### [Short exercise]
Everything from the line containing "Generate a Python" through the line containing "import pandas as pd" must be written out exactly, and nothing more; leave any pictures out.

### [Given data]

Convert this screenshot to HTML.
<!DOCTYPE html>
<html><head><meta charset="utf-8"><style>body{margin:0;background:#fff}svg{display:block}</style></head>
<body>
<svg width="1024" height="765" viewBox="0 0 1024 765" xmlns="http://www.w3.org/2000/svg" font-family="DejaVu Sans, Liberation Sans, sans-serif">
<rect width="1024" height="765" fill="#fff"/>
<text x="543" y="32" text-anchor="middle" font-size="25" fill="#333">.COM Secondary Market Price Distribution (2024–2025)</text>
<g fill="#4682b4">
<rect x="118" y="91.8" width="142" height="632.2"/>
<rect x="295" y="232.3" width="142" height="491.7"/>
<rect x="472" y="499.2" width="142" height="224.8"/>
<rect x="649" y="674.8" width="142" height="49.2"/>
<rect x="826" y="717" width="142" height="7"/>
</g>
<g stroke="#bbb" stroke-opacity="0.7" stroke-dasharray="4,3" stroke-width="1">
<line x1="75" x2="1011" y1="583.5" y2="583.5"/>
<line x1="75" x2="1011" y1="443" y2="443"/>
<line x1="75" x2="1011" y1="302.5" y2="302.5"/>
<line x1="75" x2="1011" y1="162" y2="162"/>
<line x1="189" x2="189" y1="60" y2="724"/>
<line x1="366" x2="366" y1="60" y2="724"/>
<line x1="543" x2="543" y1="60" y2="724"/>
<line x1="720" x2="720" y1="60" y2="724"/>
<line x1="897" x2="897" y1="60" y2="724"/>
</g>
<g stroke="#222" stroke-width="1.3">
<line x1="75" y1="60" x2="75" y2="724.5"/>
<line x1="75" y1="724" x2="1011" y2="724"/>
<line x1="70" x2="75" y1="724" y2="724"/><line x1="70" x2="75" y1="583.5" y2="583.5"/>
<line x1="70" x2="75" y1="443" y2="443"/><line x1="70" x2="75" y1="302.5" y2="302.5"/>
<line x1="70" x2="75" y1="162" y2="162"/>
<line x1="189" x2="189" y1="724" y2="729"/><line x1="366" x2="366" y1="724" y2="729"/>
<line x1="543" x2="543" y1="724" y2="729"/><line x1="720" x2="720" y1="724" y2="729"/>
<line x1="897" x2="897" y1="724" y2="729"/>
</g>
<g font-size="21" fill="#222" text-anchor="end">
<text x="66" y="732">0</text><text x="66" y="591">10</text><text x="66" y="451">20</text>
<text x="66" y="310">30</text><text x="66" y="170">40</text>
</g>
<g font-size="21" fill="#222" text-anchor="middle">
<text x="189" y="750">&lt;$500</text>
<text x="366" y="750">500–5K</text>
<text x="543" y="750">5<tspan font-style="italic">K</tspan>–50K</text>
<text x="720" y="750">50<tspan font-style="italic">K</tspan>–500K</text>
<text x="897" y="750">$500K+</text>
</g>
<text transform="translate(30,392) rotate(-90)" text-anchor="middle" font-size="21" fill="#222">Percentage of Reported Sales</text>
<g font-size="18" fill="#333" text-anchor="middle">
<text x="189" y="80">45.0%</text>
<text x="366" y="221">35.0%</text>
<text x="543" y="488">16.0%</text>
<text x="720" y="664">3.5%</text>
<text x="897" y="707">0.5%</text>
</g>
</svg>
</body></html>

...

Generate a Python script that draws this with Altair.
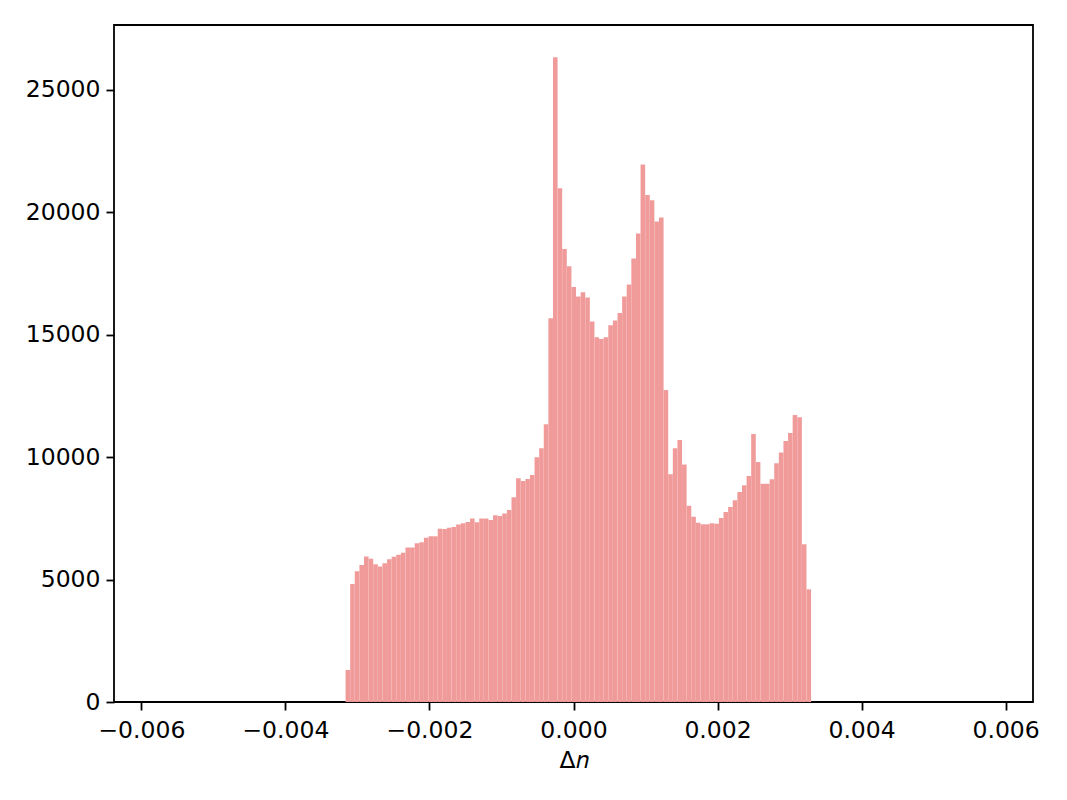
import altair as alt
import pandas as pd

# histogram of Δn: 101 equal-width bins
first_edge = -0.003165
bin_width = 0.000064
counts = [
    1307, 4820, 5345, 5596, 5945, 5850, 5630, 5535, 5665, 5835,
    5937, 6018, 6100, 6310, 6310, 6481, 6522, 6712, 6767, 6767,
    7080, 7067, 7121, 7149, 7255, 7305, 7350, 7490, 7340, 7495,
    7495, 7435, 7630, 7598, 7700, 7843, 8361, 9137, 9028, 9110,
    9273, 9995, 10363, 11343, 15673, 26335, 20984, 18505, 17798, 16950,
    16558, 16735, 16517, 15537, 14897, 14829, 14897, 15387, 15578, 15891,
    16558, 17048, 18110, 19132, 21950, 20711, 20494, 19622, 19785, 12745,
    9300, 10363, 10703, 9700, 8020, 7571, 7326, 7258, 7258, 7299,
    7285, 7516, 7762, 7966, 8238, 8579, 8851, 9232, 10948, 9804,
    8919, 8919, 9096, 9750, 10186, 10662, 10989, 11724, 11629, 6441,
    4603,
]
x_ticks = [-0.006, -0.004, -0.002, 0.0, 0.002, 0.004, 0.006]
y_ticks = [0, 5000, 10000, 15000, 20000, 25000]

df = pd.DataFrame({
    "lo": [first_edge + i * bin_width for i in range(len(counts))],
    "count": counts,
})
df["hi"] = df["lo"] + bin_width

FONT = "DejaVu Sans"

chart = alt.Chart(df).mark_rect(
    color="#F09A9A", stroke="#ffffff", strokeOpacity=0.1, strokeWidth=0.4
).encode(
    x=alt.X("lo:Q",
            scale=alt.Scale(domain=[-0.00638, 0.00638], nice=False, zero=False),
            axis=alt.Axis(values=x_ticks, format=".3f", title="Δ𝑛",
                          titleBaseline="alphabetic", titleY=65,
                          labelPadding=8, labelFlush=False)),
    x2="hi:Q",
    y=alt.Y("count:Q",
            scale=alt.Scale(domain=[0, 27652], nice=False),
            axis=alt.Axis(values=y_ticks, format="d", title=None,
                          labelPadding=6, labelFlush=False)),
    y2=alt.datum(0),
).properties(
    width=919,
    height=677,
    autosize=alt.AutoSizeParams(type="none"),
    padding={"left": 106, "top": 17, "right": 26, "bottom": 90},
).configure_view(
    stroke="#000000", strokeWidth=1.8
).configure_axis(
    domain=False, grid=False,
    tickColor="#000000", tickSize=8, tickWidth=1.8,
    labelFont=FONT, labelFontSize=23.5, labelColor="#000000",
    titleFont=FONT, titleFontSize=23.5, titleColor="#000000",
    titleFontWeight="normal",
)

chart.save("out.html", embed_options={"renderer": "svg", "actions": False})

### [Response below]
Generate a Python script that draws this with Altair.
import altair as alt
import pandas as pd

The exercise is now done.